KVM hypervisor - hardware issues? - Of topic

Latest response

Hi,

 

We are facing big problems with our esxi 5 and HP DL585 G7 environment. Several of our HP servers reboots/hangs randomly without leaving any trace in any logs. HP hardware diag shows no errors in hardware and vmware support are clueless.

 

My finding when searching for a reason is that there seems to be a lot strange reboot issues for ESX and various servers vendors. A quick google on “esxi random reboot” gives me a long list of both HP and Dell customers facing similar issues.

 

So we continue to dig and there seems to be a lot of issues with drivers and firmware version back and forth between vmware and server vendors… A real mess…

 

Trying to narrow down the suspects I wonder if KVM users have the same issues with hypervisors randomly rebooting/hang when running HP DL servers (or dell)? If large high performance KVM environments runs without problems on those servers without reboot problems then we can have a serious talk with vmware about these issues, otherwise we are trapped between vendors point fingers.

 

We have six HP DL858 G7 servers which all randomly reboot/hang now and then.

 

(Please dont ban me from this forum because of my of-topic post, we also have a large KVM installation with 600+ VM's). :-)

 

Thanks,

Hampus

Responses

Hi Hampus,
I've seen similar behavior in a production environment with two different hardware failure scenarios. First: check your disk controller firmware and use your disk controller tools to make sure that your cards are performing properly.
Second: try taking one of the hosts out of service for maintenance and run memtest86. Random reboots/hangs with no useful logging can be an indication of bad memory (either on the mainboard or on your disk controller(s)).

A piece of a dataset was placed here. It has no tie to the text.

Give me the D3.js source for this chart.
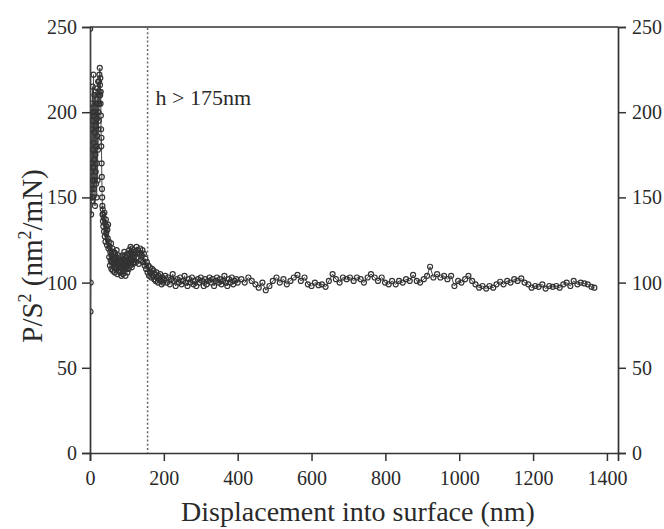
<!DOCTYPE html>
<html>
<head>
<meta charset="utf-8">
<script src="https://cdn.jsdelivr.net/npm/d3@7"></script>
<style>
  body { margin: 0; background: #fff; }
  text { font-family: "Liberation Serif", "Times New Roman", serif; fill: #2a2a2a; }
</style>
</head>
<body>
<div class="D3"></div>
<script>
//measured data, split in parts: loading spike, transition, near plateau, far plateau
var spikeDepth = [0.5, 1, 1.5, 2, 2.5, 3, 3.5, 4, 4.5, 5, 5.5, 6, 6.5, 7, 7.5, 8, 8.5, 9, 9.5, 10,
  10.5, 11, 11.5, 12, 12.5, 13, 13.5, 14, 14.5, 15, 15.5, 16, 16.5, 17, 17.5, 18, 18.5, 19, 19.5, 20,
  20.5, 21, 21.5, 22, 22.5, 23, 23.5, 24, 24.5, 25, 25.5, 26, 26.5, 27, 27.5, 28, 28.5, 29, 29.5, 30,
  30.5, 31, 31.5, 32, 32.5, 33, 33.5, 34, 34.5, 35, 35.5, 36];
var spikeValue = [249, 150, 83, 100, 165, 140, 190, 155, 205, 170,
  148, 195, 160, 215, 178, 150, 200, 168, 222, 182,
  155, 198, 172, 210, 160, 188, 145, 200, 175, 212,
  165, 192, 158, 205, 180, 150, 196, 170, 214, 186,
  160, 205, 178, 218, 190, 200, 210, 195, 218, 205,
  222, 212, 226, 216, 210, 220, 205, 212, 198, 190,
  180, 185, 170, 162, 155, 150, 145, 140, 143, 136,
  140, 133];

var transitionDepth = [37, 38, 39, 40, 41, 42, 43, 44, 45, 46, 47, 48, 49, 50,
  51, 52, 53, 54, 55, 56, 57, 58, 59, 60, 61, 62, 63, 64, 65, 66, 67, 68, 69, 70,
  71, 72, 73, 74, 75, 76, 77, 78, 79, 80,
  81, 82, 83, 84, 85, 86, 87, 88, 89, 90, 91, 92, 93, 94, 95, 96, 97, 98, 99, 100,
  101, 102, 103, 104, 105, 106, 107, 108, 109, 110, 111, 112, 113, 114, 115, 116, 117, 118, 119, 120,
  122, 124, 126, 128, 130, 132, 134, 136, 138, 140, 142, 144, 146, 148, 150, 152, 154, 156, 158, 160,
  162, 164, 166, 168, 170, 172, 174, 176, 178, 180, 182, 184, 186, 188, 190, 192, 194, 196, 198, 200];
var transitionValue = [138, 130, 141, 127, 135, 124, 137, 129, 133, 122, 131, 126, 134, 120,
  124, 115, 121, 110, 118, 113, 123, 108, 116, 112, 120, 107, 114, 118, 109, 113, 106, 117, 111, 115,
  108, 119, 112, 105, 114, 110, 116, 107, 112, 109,
  113, 106, 115, 110, 104, 112, 108, 116, 105, 111, 114, 107, 118, 109, 113, 104, 110, 115, 108, 112,
  106, 117, 111, 114, 108, 119, 112, 116, 110, 121, 114, 118, 109, 120, 113, 117, 111, 119, 115, 112,
  118, 112, 121, 115, 119, 111, 117, 120, 113, 116, 119, 112, 117, 110, 114, 108, 112, 106, 110, 104,
  109, 106, 103, 108, 104, 107, 102, 105, 101, 106, 103, 100, 104, 102, 105, 101, 99, 103, 100, 102];

var nearDepth = [204, 208, 212, 216, 220, 224, 228, 232, 236, 240, 244, 248, 252, 256, 260, 264, 268, 272, 276, 280,
  284, 288, 292, 296, 300, 304, 308, 312, 316, 320, 324, 328, 332, 336, 340, 344, 348, 352, 356, 360,
  364, 368, 372, 376, 380, 384, 388, 392, 396, 400];
var nearValue = [104, 100, 103, 99, 102, 105, 101, 98, 102, 100, 103, 99, 101, 104, 100, 98, 102, 100, 103, 99,
  101, 98, 102, 100, 103, 101, 98, 102, 99, 101, 103, 100, 102, 98, 101, 103, 100, 102, 99, 101,
  104, 100, 98, 102, 100, 103, 99, 101, 102, 100];

var farDepth = [410, 419, 429, 438, 448, 457, 467, 476, 486, 495, 505, 514, 524, 533, 543, 552, 562, 571, 581, 590,
  600, 609, 619, 628, 638, 647, 657, 666, 676, 685, 695, 704, 714, 723, 733, 742, 752, 761, 771, 780,
  790, 799, 809, 818, 828, 837, 847, 856, 866, 875, 885, 894, 904, 913, 921, 930, 940, 949, 959, 968,
  978, 987, 997, 1006, 1016, 1025, 1035, 1044, 1054, 1063, 1073, 1082, 1092, 1101, 1111, 1120, 1130, 1139, 1149, 1158,
  1168, 1177, 1187, 1196, 1206, 1215, 1225, 1234, 1244, 1253, 1263, 1272, 1282, 1291, 1301, 1310, 1320, 1329, 1339, 1348,
  1358, 1366];
var farValue = [102, 100, 103, 101, 99, 97, 100, 95.5, 98, 101, 103, 100, 102, 99, 101, 103, 104.5, 101, 103, 99,
  98, 100, 98.5, 99, 97.5, 101, 105, 102, 100, 103, 102, 103, 101, 103, 102, 100, 103, 105, 103, 101,
  103, 100, 99, 101, 99, 101, 100, 102, 101, 104.5, 101, 100, 102, 104, 109.3, 103, 105, 103, 104, 102,
  104, 98, 101, 100, 102, 104, 101, 99, 97, 98, 96.5, 98, 97, 99, 100.5, 99, 101, 100, 102, 101,
  102.5, 100, 99, 97, 98, 97.5, 99, 96.5, 98, 97.5, 98, 97, 99, 100, 98, 101, 99, 100, 99.5, 99,
  97.5, 97];

//axis ticks and annotation
var xTicks = [0, 200, 400, 600, 800, 1000, 1200, 1400];
var xMinorTicks = [100, 300, 500, 700, 900, 1100, 1300];
var yTicks = [0, 50, 100, 150, 200, 250];
var yMinorTicks = [25, 75, 125, 175, 225];
var cutoffDepth = 156;
var cutoffLabel = "h > 175nm";

//set svg and chart dimensions and margins
var svgWidth = 664;
var svgHeight = 529;

var margin = {
  top: 27,
  right: 46,
  bottom: 76,
  left: 90
};

var chartWidth = svgWidth - margin.left - margin.right;
var chartHeight = svgHeight - margin.top - margin.bottom;

var svg = d3
  .select(".D3")
  .append("svg")
  .attr("width", svgWidth)
  .attr("height", svgHeight);

var chartGroup = svg.append("g")
  .attr("transform", `translate(${margin.left}, ${margin.top})`);

//join the parts into one series
var points = [];
[[spikeDepth, spikeValue], [transitionDepth, transitionValue], [nearDepth, nearValue], [farDepth, farValue]]
  .forEach(function(part) {
    part[0].forEach(function(d, i) {
      points.push({ depth: d, ps: part[1][i] });
    });
  });

var xLinearScale = d3.scaleLinear()
  .domain([0, 1430])
  .range([0, chartWidth]);

var yLinearScale = d3.scaleLinear()
  .domain([0, 250])
  .range([chartHeight, 0]);

var axisColor = "#333";

//draw an axis with major and minor ticks
function drawAxis(axisFn, scale, major, minor, transform, padding) {
  var g = chartGroup.append("g")
    .attr("transform", transform);

  g.call(axisFn(scale).tickValues(minor).tickSize(4).tickFormat(""));
  g.call(axisFn(scale).tickValues(major).tickSize(8).tickPadding(padding)
    .tickFormat(d3.format("d")));

  g.selectAll("path.domain").attr("stroke", axisColor).attr("stroke-width", 1.7);
  g.selectAll("line").attr("stroke", axisColor).attr("stroke-width", 1.5);
  g.selectAll("text")
    .style("font-family", "'Liberation Serif', serif")
    .style("font-size", "20px")
    .attr("fill", "#2a2a2a");
  return g;
}

drawAxis(d3.axisBottom, xLinearScale, xTicks, xMinorTicks, `translate(0, ${chartHeight})`, 10);
drawAxis(d3.axisLeft, yLinearScale, yTicks, yMinorTicks, "translate(0, 0)", 5);
drawAxis(d3.axisRight, yLinearScale, yTicks, yMinorTicks, `translate(${chartWidth}, 0)`, 6);

//top frame line, no ticks
chartGroup.append("line")
  .attr("x1", 0)
  .attr("x2", chartWidth)
  .attr("y1", 0)
  .attr("y2", 0)
  .attr("stroke", axisColor)
  .attr("stroke-width", 1.7);

//dotted cutoff line
chartGroup.append("line")
  .attr("x1", xLinearScale(cutoffDepth))
  .attr("x2", xLinearScale(cutoffDepth))
  .attr("y1", 1)
  .attr("y2", chartHeight)
  .attr("stroke", "#666")
  .attr("stroke-width", 1.5)
  .attr("stroke-dasharray", "2,2.2");

chartGroup.append("text")
  .attr("x", xLinearScale(cutoffDepth) + 8)
  .attr("y", 78)
  .style("font-size", "22px")
  .text(cutoffLabel);

//data line and open circle markers
var line = d3.line()
  .x(d => xLinearScale(d.depth))
  .y(d => yLinearScale(d.ps));

svg.append("clipPath")
  .attr("id", "plotClip")
  .append("rect")
  .attr("width", chartWidth)
  .attr("height", chartHeight);

var dataGroup = chartGroup.append("g")
  .attr("clip-path", "url(#plotClip)");

dataGroup.append("path")
  .datum(points)
  .attr("fill", "none")
  .attr("stroke", "#4a4a4a")
  .attr("stroke-width", 1)
  .attr("d", line);

dataGroup.selectAll("circle")
  .data(points)
  .enter()
  .append("circle")
  .attr("cx", d => xLinearScale(d.depth))
  .attr("cy", d => yLinearScale(d.ps))
  .attr("r", 2.5)
  .attr("fill", "none")
  .attr("stroke", "#333")
  .attr("stroke-width", 1.2);

//axis titles
svg.append("text")
  .attr("x", 358)
  .attr("y", 521)
  .attr("text-anchor", "middle")
  .style("font-size", "28px")
  .text("Displacement into surface (nm)");

var yTitle = svg.append("text")
  .attr("transform", "translate(42, 256) rotate(-90)")
  .attr("text-anchor", "middle")
  .style("font-size", "29px");

yTitle.append("tspan").text("P/S");
yTitle.append("tspan").attr("dy", -11).style("font-size", "18px").text("2");
yTitle.append("tspan").attr("dy", 11).text(" (nm");
yTitle.append("tspan").attr("dy", -11).style("font-size", "18px").text("2");
yTitle.append("tspan").attr("dy", 11).text("/mN)");
</script>
</body>
</html>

Try and install any vendor-specific monitor pack for ESXi (I know that Dell had a specific ESXi build with its hardware tools). A build like this should include WBEM providers for HP-specific monitoring functionality:
https://h20392.www2.hp.com/portal/swdepot/displayProductInfo.do?productNumber=HPVM09

Great advice. Thanks for your help, Phil.

From my experience supporting RHEV and KVM, this never happened on healthy hardware, however, having worked for a well known server hardware vendor before Red Hat, I've seen this a lot. Usually due to hardware issues around bad firmware or mismatched versions of firmware and drivers. 

 

Normally, if you have access to the BMC log, you should be able to see the exact error, however, if HP's techsupport checked those and found nothing, this might not be purely a hardware issue, but some combination of driver and firmware causing this. I'd make sure drivers and firmware are at the latest versions for every component in those machines, run the vendor's diags (DST, memtest, etc), and keep a case going with the vendor's techsupport to make sure they go over every detail.